Saturday 2 June 2012

Complex Theory, meet Mundane Reality


"What defines the depth, background and consistency of your invented world?"

The weight of things I can carry in my bag. About three to five kilos back and forth to the Nerd Cafe is the most I can move without it becoming a stress.

(A factor in moving away from 4th is that the books just physically weigh too much.)

So, two LOTFP rulebooks, Realms of Crawling Chaos, Vornheim, Isle of the Unknown, a folder of one page dungeons and info to tie it all together. Dice, many many pencils and a bottle of water. If it doesn’t fit in there then it probably wont be forming a firm part of the game background.

"So if you dropped the water bottle and took something else then the world could become more dense by a measurable extent?"

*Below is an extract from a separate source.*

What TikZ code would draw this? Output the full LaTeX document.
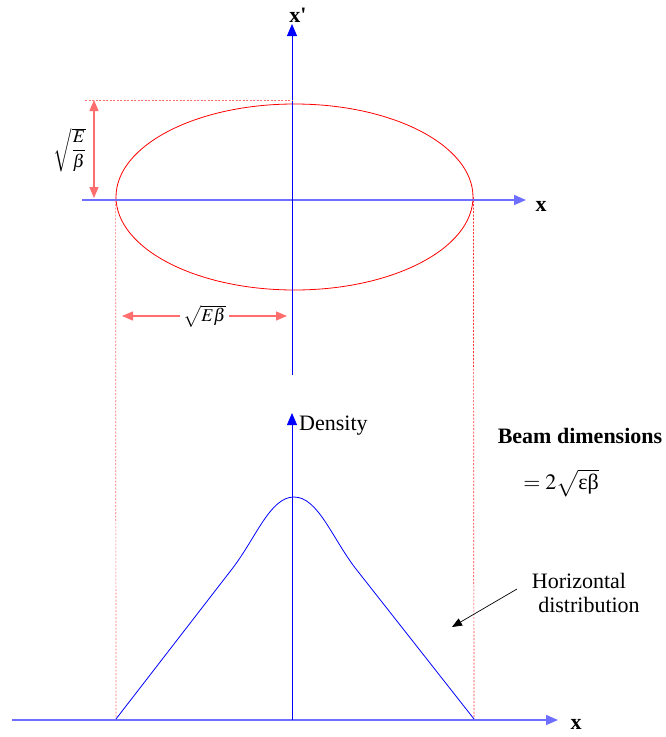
\documentclass[tikz,border=0pt]{standalone}
\usepackage{mathptmx}
\usepackage[no-math]{fontspec}
\setmainfont{Liberation Serif}
\usepackage{tikz}
\usetikzlibrary{arrows.meta,positioning,shapes.geometric}
\definecolor{axisblue}{RGB}{110,110,255}
\definecolor{lightred}{RGB}{255,110,110}
\begin{document}
\begin{tikzpicture}[x=1pt, y=-1pt,
  every node/.style={font=\fontsize{22}{24}\selectfont, inner sep=1pt},
  axis/.style={draw=axisblue, line width=1.6pt, -{Triangle[length=12pt, width=10pt]}},
  vaxis/.style={draw=blue, line width=0.8pt, -{Triangle[length=12pt, width=10pt]}},
  dim/.style={draw=lightred, line width=1.3pt, {Triangle[length=11pt, width=9pt]}-{Triangle[length=11pt, width=9pt]}},
  guide/.style={draw=red!80, dashed, dash pattern=on 2pt off 1.5pt, line width=0.7pt},
  axlbl/.style={font=\fontsize{22}{24}\selectfont\bfseries},
  mathlbl/.style={font=\fontsize{18}{20}\selectfont}]
\useasboundingbox (0,0) rectangle (665,737);
% phase space ellipse
\coordinate (xa0) at (82,200);   \coordinate (xa1) at (526,200);
\coordinate (ya0) at (292,375);  \coordinate (ya1) at (292,24);
\node[draw=red, line width=0.8pt, ellipse, minimum width=357pt, minimum height=186pt, inner sep=0pt] (beam) at (294.5,197) {};
\draw[axis] (xa0) -- (xa1);
\draw[vaxis] (ya0) -- (ya1);
\node[axlbl] (xp) at (298,15) {x\textquotesingle};
\node[axlbl] (xlab) at (541,206) {x};
% beta and emittance marks
\coordinate (t0) at (85,100);  \coordinate (t1) at (292,100);
\draw[guide, draw=lightred] (t0) -- (t1);
\coordinate (h0) at (94,100);  \coordinate (h1) at (94,198);
\draw[dim] (h0) -- (h1);
\node[mathlbl] (hlab) at (70,150) {$\sqrt{\displaystyle\frac{E}{\beta}}$};
\coordinate (w0) at (122,316); \coordinate (w1) at (287,316);
\draw[dim] (w0) -- node[mathlbl, fill=white, inner sep=3pt] (wlab) {$\sqrt{E\beta}$} (w1);
% projection
\coordinate (b0) at (12,720);  \coordinate (b1) at (558,720);
\coordinate (d0) at (292,720); \coordinate (d1) at (292,413);
\coordinate (pl) at (116,719); \coordinate (pr) at (474,719);
\draw[guide, draw=lightred] (beam.west) -- (pl);
\draw[guide] (beam.east) -- (pr);
\draw[axis] (b0) -- (b1);
\draw[vaxis] (d0) -- (d1);
\node[axlbl] (xlab2) at (576,724) {x};
\node[anchor=west] (dens) at (298,426) {Density};
\draw[blue, line width=0.8pt] (pl) -- (232,569) .. controls (256,538) and (270,497) .. (294,497)
  .. controls (318,497) and (332,538) .. (356,569) -- (pr);
% annotations
\node[inner sep=0pt] (bd) at (580,436) {\bfseries Beam dimensions};
\node[inner sep=0pt] (bdv) at (561,483) {$=2\sqrt{\mbox{εβ}}$};
\node (hz) at (579,581) {Horizontal};
\node (ds) at (589,605) {distribution};
\coordinate (a0) at (517,589); \coordinate (a1) at (452,627);
\draw[line width=0.7pt, -{Triangle[length=10pt, width=8pt]}] (a0) -- (a1);
\end{tikzpicture}
\end{document}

Yes, but that leads to another problem. Energy levels.

"Explain"

The extent to which I can connect different parts of these sources as meaningful aspects of the living game depends on my state of mind as the game is being played. This is affected by the amount of food I have eaten and how recently, how thirsty I am, how much caffeine I've consumed and where I am on my depressed/maniacal cycle.

Caffeine makes me more aggressive and intent, for about half an hour, then leaves me more isolated and lethargic. Then I need to go to the toilet. I'm pretty sure Mountain Dew got more than one character killed when I was playing Cyberpunk. So when I was MC'ing Apocalypse World games would peak in violence and danger as I got caffeinated, then undergo a period of distance and ennui, then break for 5 mins while I went for a piss. Like a Michael Bay film turning into a Werner Herzog film, then just stopping for no reason.

I try to moderate my caffeine intake to ride this wave.

Being hungry makes me monomaniacal and emotional. Emotional in a bad way, like a 13 year old girl who had a birthday party and no-one came. Never DM hungry. Gives you decision fatigue. (Though sometimes the impaired self-regulation can lead you interesting places.

What about the weird shit that comes out when you run out of stuff to say and just start free-styling?”

Some of that comes from stuff I daydream about at work. So if the flow of calls at Argos is low then the game should have more colour and original incident. If its high then the game gets more derivative. Other stuff is fragments of books I'm reading. Like Werner Herzog is the grand Duke of the Isle of the Unknown because I was reading an autobiography when I was putting together the tables. Other stuff is just from dreams or the silent moments between events.

When does the Quantum Ogre come out?”

Good question. When does stuff get moved around behind the scenes? Only if it can happen so quickly that even I can't think about it. Two or possibly three seconds from conception to statement. Something else I noticed MC'ing Apocalypse World is that if you invent something very quickly and as part of a rapid interaction with one or more players then it doesn’t feel* like railroading.

The same thing goes for reincorporating stuff that’s already in the game, or that came up in tables but that the players don't know about. So one of the random NPC relationship tables is Scrodd, a place the PC's are visiting, came up that one NPC wanted to consume another one. This made no sense to me. But then one of the players used the word 'vampire' and I remembered a dungeon I have with a vampire in it. So it became part of the game. It happened very quickly. It didn't feel like making something happen, it felt like discovering something or allowing something. Iain Mcgilchrist has a lot to say about that sort of thing.

But if you think for longer than about 3 seconds, the nature of the choice seems to change. Almost as if different parts of the mind were coming online and trying to assume control of the situation. Forcing it to make sense in a different way.

The nice thing about dice is that they are a kind of gateway between the parts of you that hunger for control and want everything to be logically consistent and the parts of you that love to abandon control and experience new and inconsistent things. So the whole thing becomes a kind of continuous tennis match between the different parts of yourself, and more than the parts that make it up.

A DM gets to make more of those kind of choices than players which might be why a good game leaves me with a vaguely ecstatic feeling.

How do you know if you are fucking the players out of a meaningful choice?”

I actually don't know. I believe that I'm not. But I wouldn't win a public debate with myself on the issue. I trust to the silent parts of my mind to arrange the patterns so that they remain true to themselves

*Cue Nerdstorm. Man obeys feelings. Betrays REALITY.

2 comments:

  1. I'VE NOW SEEN BEHIND THE PATRICK VEIL. I WILL USE MY HIDDEN KNOWLEDGE FOR MATERIAL GAIN IN THE FORM OF GOLD PIECES AND XP.

    Mountain Dew didn't get your Cyberpunk character killed...I think that was just good, old-fashioned foolhardiness.